In this paper, we leverage observational data-sets to investigate the possible asymmetries in the response of electricity load to temperature anomalies. We test our hypothesis by assessing the changes in the entire distribution of daily peak electricity demand as a function of summer-time daily temperature anomalies, as observed in the three main electric utilities in California (“Methods”).

We select the state of California as a case study, as it has the largest population and economy, and ranks only second in-terms of its energy consumption in the US; rendering it a unique study region for understanding the diversity of electricity demand use patterns28. It is important to note that our objective here is not to develop a predictive model of electricity demand, but to investigate the potential asymmetries in the temperature response of demand and their role in future projections under climate change (“Methods”).

Observational analysis: temperature response of electricity demand

To capture how temperature anomalies influence the climate sensitive portion of electricity demand, we use daily peak load and daily average electricity consumption during the months June, July, and August (JJA) in the years 2006–2016 from the three main Californian utilities: Los Angeles Department of Water and Power (LADWP) , Pacific Gas and Electric Company (PGE), and San Diego Gas and Electric Company (SDGE) (Fig. 1a,b). These three utilities combine to provide electricity to over 95% of Californians30. We consider the daily variation of both dry-bulb (T) and wet-bulb (W) temperatures in our analysis, following previous studies showing the importance of T and humidity (embedded in W), affecting electricity consumption patterns across US3. Both climatic variables are aggregated to an equivalent geographic scale of the electricity data using population as a spatial weighting factor (“Methods”). Daily temperature anomalies are calculated as the difference between a daily temperature value and the respective long-term mean over the same time period (see “Methods” for more details). For example, a temperature anomaly of 1 \(^\circ\)C over a utility region for a given day indicates a deviation of 1 \(^\circ\)C above the respective daily long-term mean, estimated for that specific region. Figure 1a,b depicts the spatial distribution of population (2010), the mean JJA daily dry-bulb (T) and wet-bulb (W) temperatures (\(^{\circ }\)C), and the distribution of the daily peak load (MW) and daily average consumption (MWh) over the three utility regions for the observational period 2006–2016.

Figure 1
figure 1

Spatial distribution of summer-time mean dry-bulb (T) temperature (a), and wet-bulb (W) temperature (b) over the study area as well as the response of peak load (ch) to dry-bulb (T) anomaly (ce) and wet-bulb (W) temperature anomaly (f-h), with quantiles ranging from 0.1 to 0.9 in increments of 0.2—the mean response is colored red.
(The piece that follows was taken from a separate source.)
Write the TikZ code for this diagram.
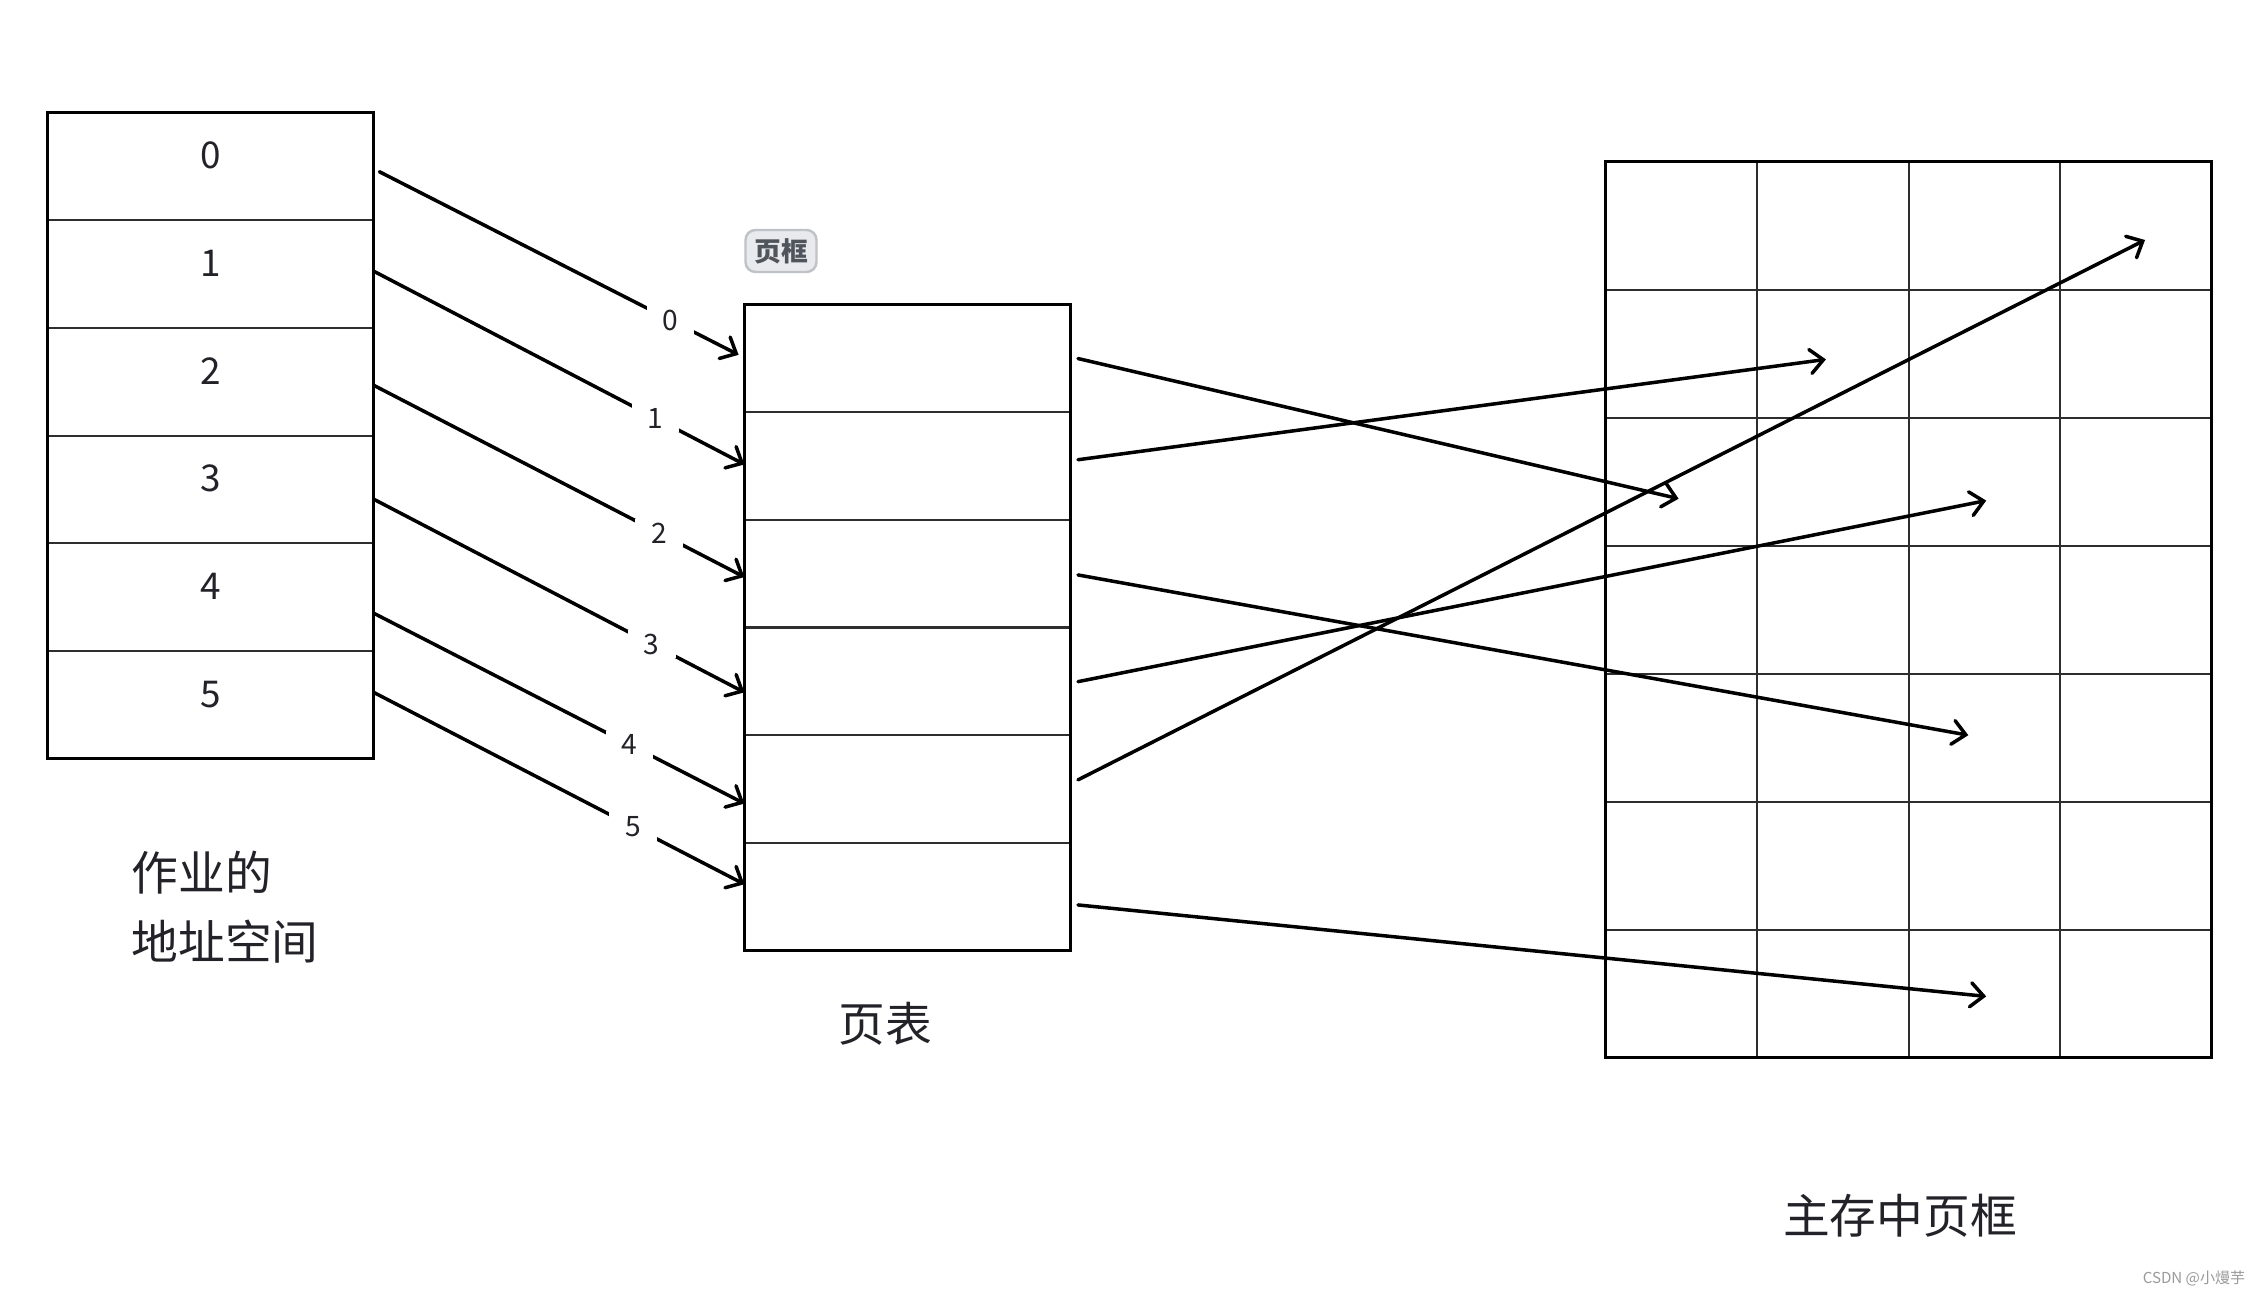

The probability density functions of temperatures for cold-anomalous (shaded blue) and warm-anomalous (shaded orange) days are shown on the right side of the graphs in ch. The maps (a, b) were created in ArcGIS (v.10.4; and the line plots (ch) were created in R (v.3.2.1;

To analyze the varying response of the daily peak load and daily average electricity consumption as a function of temperature anomaly, we leverage quantile regression (“Methods”). Quantile regression relates the conditional percentiles of the load to the temperature anomalies, allowing for the comparison of, for example, the 90th percentile versus the 50th percentile of load as a function of varying temperature anomalies31. Figure 1c–h shows the trends—as fitted regression lines—for various percentiles (i.e., 0.1–0.9) of the daily peak load as a function of dry-bulb (T; c–e) and wet-bulb (W; f–h) temperature anomalies for all three utilities analyzed in this study, representing the temperature response of residential electricity demand. In line with previous findings2, there is a positive correlation between temperature and summer electricity demand as well as significant variability in the residential electricity demand associated with warm-anomalous days. A similar trend of energy consumption to varying temperature anomaly is also observed for the daily average electricity consumption, consistently across all three utility regions (see Supplementary Figure S1)—indicative of a rather general response behavior of increasing electricity demand in warm-anomalous days and higher climate sensitivity of upper extremes.

Figure 2
figure 2

Quantile regression model outputs indicating asymmetry in temperature response of average daily load (a, c, d) and daily peak load (b, d, f) to dry-bulb temperature anomaly (T; red) and wet-bulb temperature anomaly (W; blue) by quantile (ranging from 0.1 to 0.9 in increments of 0.1). Values on the Y-axes represent the slope estimates of the quantile regression models in units of \(10^3\) Mega-Watts (MW) or Mega-Watts hours (MWh) per degrees Celsius (\(^\circ\)C). The shaded area represents 95% confidence interval. Figure was created in R (v.3.2.1;

The response of both average daily consumption (Fig. 2a,c,e) and daily peak load (Fig. 2b,d,f) to dry-bulb temperature anomaly (T; red lines) and wet-bulb temperature anomaly (W; blue lines) are shown in Fig. 2. Specifically, the temperature responses are measured as the slopes of the regression lines depicted in Fig. 1c–h. In the case of peak daily load response to dry-bulb temperature (T) anomaly, the slopes increase from 0.14, 0.39, 0.06 (10\(^3~\)MW/\(^\circ\)C), to 0.29, 0.64, 0.23 (10\(^3~\)MW/\(^\circ\)C) from the 10th to the 90th percentiles for LADWP, PGE, and SDGE respectively (Fig. 2b,d,f); representing a 103%, 65.1%, and 288% increase. These results illustrate the difference in the climate-sensitivity of daily peak load to temperature anomalies at the upper and lower extremes. Importantly, the upper extremes of peak load are substantially more sensitive to temperature anomalies, as evidenced from steeper slopes present at higher quantiles, indicating warm-anomalous temperatures will have a disproportionate impact on higher-intensity electricity consumption. Moreover, the asymmetrical response of load to anomalies is much more pronounced when considering daily anomalies of wet-bulb (W) temperature (a combined measurement of heat and humidity) than that of dry-bulb (T) temperature, as observed by the steeper slopes of the blue lines in Fig. 2. Analogous to the daily peak load behavior, the response (slope) of average daily load to temperature anomalies increases with higher quantiles (Fig. 1a,c,e).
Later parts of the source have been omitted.